======== Data lines ========

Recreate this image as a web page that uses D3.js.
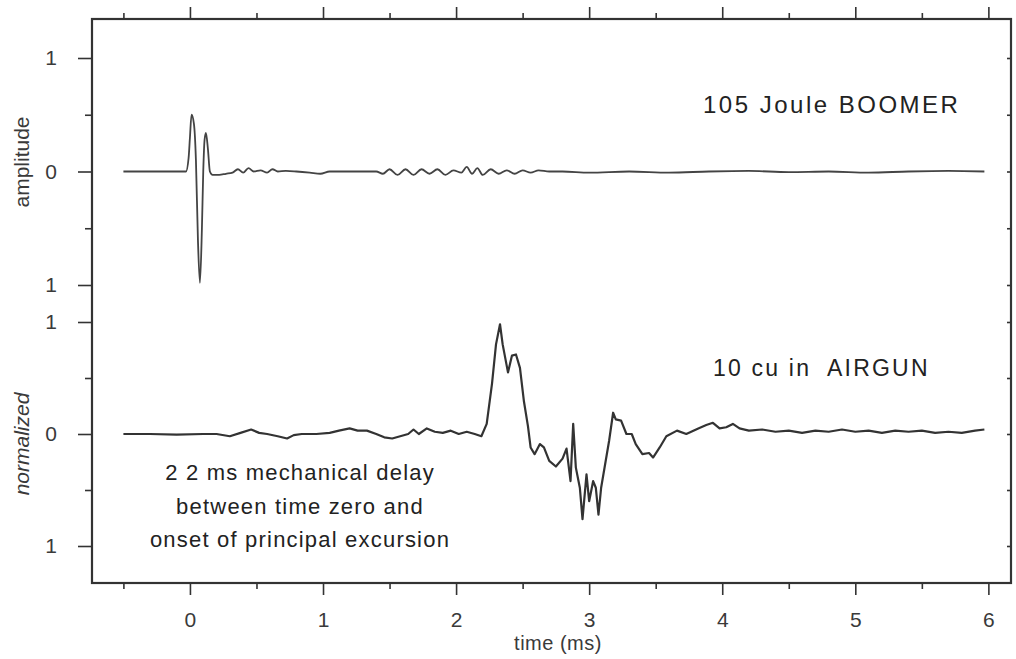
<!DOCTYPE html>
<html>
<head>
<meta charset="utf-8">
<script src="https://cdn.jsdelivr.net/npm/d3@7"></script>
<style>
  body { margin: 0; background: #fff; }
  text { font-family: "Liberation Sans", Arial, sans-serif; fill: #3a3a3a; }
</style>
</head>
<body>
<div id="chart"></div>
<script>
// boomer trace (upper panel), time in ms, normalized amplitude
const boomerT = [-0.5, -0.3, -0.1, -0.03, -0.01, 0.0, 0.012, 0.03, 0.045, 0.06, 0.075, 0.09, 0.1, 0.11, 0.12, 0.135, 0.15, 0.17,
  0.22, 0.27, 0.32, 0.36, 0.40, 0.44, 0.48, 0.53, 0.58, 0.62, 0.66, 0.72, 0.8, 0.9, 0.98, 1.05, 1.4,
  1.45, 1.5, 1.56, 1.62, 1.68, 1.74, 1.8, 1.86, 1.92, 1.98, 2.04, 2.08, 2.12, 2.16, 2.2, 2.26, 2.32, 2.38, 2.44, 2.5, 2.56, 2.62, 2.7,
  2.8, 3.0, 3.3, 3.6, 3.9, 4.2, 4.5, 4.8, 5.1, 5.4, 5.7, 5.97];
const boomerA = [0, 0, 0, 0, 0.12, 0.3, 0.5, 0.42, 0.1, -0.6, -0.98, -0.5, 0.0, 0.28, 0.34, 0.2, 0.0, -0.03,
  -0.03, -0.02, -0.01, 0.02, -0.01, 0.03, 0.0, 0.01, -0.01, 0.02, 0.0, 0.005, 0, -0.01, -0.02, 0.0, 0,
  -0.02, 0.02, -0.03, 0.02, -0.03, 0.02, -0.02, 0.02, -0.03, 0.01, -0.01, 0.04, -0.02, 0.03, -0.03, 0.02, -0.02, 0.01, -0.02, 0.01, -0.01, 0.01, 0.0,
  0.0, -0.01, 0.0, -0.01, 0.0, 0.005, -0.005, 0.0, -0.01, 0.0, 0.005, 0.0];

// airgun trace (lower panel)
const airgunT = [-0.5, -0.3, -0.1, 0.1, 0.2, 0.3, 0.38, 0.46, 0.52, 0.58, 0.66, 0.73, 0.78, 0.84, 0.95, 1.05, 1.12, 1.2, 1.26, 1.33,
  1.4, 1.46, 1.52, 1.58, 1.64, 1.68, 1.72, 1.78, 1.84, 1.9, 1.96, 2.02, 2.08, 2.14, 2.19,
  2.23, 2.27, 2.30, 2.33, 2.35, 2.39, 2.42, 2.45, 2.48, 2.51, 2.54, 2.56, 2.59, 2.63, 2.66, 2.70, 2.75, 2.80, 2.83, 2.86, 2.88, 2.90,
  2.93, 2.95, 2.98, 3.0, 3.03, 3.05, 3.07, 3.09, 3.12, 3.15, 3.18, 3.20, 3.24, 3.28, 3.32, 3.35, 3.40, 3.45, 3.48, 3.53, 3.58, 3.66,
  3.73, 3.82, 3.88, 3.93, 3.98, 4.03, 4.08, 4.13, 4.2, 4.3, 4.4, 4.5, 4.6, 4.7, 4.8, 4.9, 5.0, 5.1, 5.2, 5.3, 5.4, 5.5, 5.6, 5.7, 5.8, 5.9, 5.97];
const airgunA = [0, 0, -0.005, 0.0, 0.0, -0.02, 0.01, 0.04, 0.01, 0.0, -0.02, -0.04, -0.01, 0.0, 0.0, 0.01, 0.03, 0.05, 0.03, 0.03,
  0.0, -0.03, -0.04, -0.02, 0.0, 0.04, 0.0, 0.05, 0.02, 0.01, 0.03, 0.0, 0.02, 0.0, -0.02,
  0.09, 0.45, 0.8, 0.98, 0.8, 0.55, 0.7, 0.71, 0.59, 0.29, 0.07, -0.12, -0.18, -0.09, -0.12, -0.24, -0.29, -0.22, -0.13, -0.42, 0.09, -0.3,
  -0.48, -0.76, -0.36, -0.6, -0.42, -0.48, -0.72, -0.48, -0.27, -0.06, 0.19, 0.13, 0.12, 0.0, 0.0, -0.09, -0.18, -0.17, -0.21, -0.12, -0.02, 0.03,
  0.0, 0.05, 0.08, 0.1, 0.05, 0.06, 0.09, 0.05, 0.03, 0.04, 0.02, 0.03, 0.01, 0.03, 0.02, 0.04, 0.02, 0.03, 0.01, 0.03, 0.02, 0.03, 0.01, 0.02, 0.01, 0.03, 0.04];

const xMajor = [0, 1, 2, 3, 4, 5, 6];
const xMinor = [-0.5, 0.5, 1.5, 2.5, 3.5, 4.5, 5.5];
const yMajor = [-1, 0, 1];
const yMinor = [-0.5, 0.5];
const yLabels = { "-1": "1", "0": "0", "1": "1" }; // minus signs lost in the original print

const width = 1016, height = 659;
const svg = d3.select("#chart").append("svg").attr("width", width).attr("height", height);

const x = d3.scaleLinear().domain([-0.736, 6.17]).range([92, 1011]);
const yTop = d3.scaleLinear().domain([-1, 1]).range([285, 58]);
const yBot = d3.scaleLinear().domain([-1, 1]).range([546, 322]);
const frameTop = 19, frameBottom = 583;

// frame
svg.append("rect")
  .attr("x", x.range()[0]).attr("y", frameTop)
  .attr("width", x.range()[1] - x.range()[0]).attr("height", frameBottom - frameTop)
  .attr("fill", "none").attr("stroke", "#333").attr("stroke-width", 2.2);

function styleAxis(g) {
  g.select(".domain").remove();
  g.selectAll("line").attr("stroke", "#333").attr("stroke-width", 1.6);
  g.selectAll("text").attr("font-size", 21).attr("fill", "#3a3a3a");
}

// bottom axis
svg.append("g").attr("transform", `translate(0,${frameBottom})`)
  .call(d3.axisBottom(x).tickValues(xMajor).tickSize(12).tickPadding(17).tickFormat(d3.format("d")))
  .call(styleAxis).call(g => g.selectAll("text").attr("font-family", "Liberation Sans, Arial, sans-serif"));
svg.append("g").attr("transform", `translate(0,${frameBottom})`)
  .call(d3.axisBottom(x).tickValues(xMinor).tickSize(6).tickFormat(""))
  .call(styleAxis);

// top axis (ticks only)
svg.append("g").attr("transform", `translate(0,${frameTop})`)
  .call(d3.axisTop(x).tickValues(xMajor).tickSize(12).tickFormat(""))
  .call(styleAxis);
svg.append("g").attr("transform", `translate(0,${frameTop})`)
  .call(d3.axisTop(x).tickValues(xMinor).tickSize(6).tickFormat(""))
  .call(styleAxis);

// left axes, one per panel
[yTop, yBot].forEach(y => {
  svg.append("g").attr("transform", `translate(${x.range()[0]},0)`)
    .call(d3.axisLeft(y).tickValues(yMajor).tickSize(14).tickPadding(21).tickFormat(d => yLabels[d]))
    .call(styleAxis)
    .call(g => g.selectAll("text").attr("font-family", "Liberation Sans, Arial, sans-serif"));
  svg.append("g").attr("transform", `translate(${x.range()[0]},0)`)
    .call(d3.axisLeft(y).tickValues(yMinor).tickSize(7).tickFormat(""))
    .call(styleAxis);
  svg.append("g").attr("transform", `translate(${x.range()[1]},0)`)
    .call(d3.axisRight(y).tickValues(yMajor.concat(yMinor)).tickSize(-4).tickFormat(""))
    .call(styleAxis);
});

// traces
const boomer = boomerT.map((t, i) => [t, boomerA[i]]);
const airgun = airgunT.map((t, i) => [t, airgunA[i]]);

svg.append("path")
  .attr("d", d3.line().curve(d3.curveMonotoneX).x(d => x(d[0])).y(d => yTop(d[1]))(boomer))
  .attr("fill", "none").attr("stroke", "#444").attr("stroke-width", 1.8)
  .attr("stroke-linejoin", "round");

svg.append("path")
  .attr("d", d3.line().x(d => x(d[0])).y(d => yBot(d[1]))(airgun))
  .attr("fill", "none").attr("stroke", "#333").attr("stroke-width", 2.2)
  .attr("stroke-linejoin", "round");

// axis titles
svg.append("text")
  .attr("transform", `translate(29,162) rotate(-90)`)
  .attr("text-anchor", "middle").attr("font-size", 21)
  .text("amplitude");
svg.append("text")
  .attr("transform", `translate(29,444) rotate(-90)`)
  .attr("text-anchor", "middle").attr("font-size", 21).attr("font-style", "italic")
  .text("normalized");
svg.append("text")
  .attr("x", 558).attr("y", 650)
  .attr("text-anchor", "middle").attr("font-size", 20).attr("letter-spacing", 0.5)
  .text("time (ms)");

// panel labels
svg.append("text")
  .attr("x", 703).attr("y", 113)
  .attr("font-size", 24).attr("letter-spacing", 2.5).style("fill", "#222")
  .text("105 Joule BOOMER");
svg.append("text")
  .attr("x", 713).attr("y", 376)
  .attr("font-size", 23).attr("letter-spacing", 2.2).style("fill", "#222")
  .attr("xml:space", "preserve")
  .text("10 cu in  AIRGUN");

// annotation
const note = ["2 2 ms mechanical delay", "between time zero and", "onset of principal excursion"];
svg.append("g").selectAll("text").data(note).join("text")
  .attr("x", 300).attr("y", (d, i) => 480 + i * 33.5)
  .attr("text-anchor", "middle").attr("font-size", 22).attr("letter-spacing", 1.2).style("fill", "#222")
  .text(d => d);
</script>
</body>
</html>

========

= What the exercise asks =
Restate the material word for word from its first line through the line containing "0.0, 0.005, 0.0];", both included; the pictures do not belong in it.

= Exercise response =
Recreate this image as a web page that uses D3.js.
<!DOCTYPE html>
<html>
<head>
<meta charset="utf-8">
<script src="https://cdn.jsdelivr.net/npm/d3@7"></script>
<style>
  body { margin: 0; background: #fff; }
  text { font-family: "Liberation Sans", Arial, sans-serif; fill: #3a3a3a; }
</style>
</head>
<body>
<div id="chart"></div>
<script>
// boomer trace (upper panel), time in ms, normalized amplitude
const boomerT = [-0.5, -0.3, -0.1, -0.03, -0.01, 0.0, 0.012, 0.03, 0.045, 0.06, 0.075, 0.09, 0.1, 0.11, 0.12, 0.135, 0.15, 0.17,
  0.22, 0.27, 0.32, 0.36, 0.40, 0.44, 0.48, 0.53, 0.58, 0.62, 0.66, 0.72, 0.8, 0.9, 0.98, 1.05, 1.4,
  1.45, 1.5, 1.56, 1.62, 1.68, 1.74, 1.8, 1.86, 1.92, 1.98, 2.04, 2.08, 2.12, 2.16, 2.2, 2.26, 2.32, 2.38, 2.44, 2.5, 2.56, 2.62, 2.7,
  2.8, 3.0, 3.3, 3.6, 3.9, 4.2, 4.5, 4.8, 5.1, 5.4, 5.7, 5.97];
const boomerA = [0, 0, 0, 0, 0.12, 0.3, 0.5, 0.42, 0.1, -0.6, -0.98, -0.5, 0.0, 0.28, 0.34, 0.2, 0.0, -0.03,
  -0.03, -0.02, -0.01, 0.02, -0.01, 0.03, 0.0, 0.01, -0.01, 0.02, 0.0, 0.005, 0, -0.01, -0.02, 0.0, 0,
  -0.02, 0.02, -0.03, 0.02, -0.03, 0.02, -0.02, 0.02, -0.03, 0.01, -0.01, 0.04, -0.02, 0.03, -0.03, 0.02, -0.02, 0.01, -0.02, 0.01, -0.01, 0.01, 0.0,
  0.0, -0.01, 0.0, -0.01, 0.0, 0.005, -0.005, 0.0, -0.01, 0.0, 0.005, 0.0];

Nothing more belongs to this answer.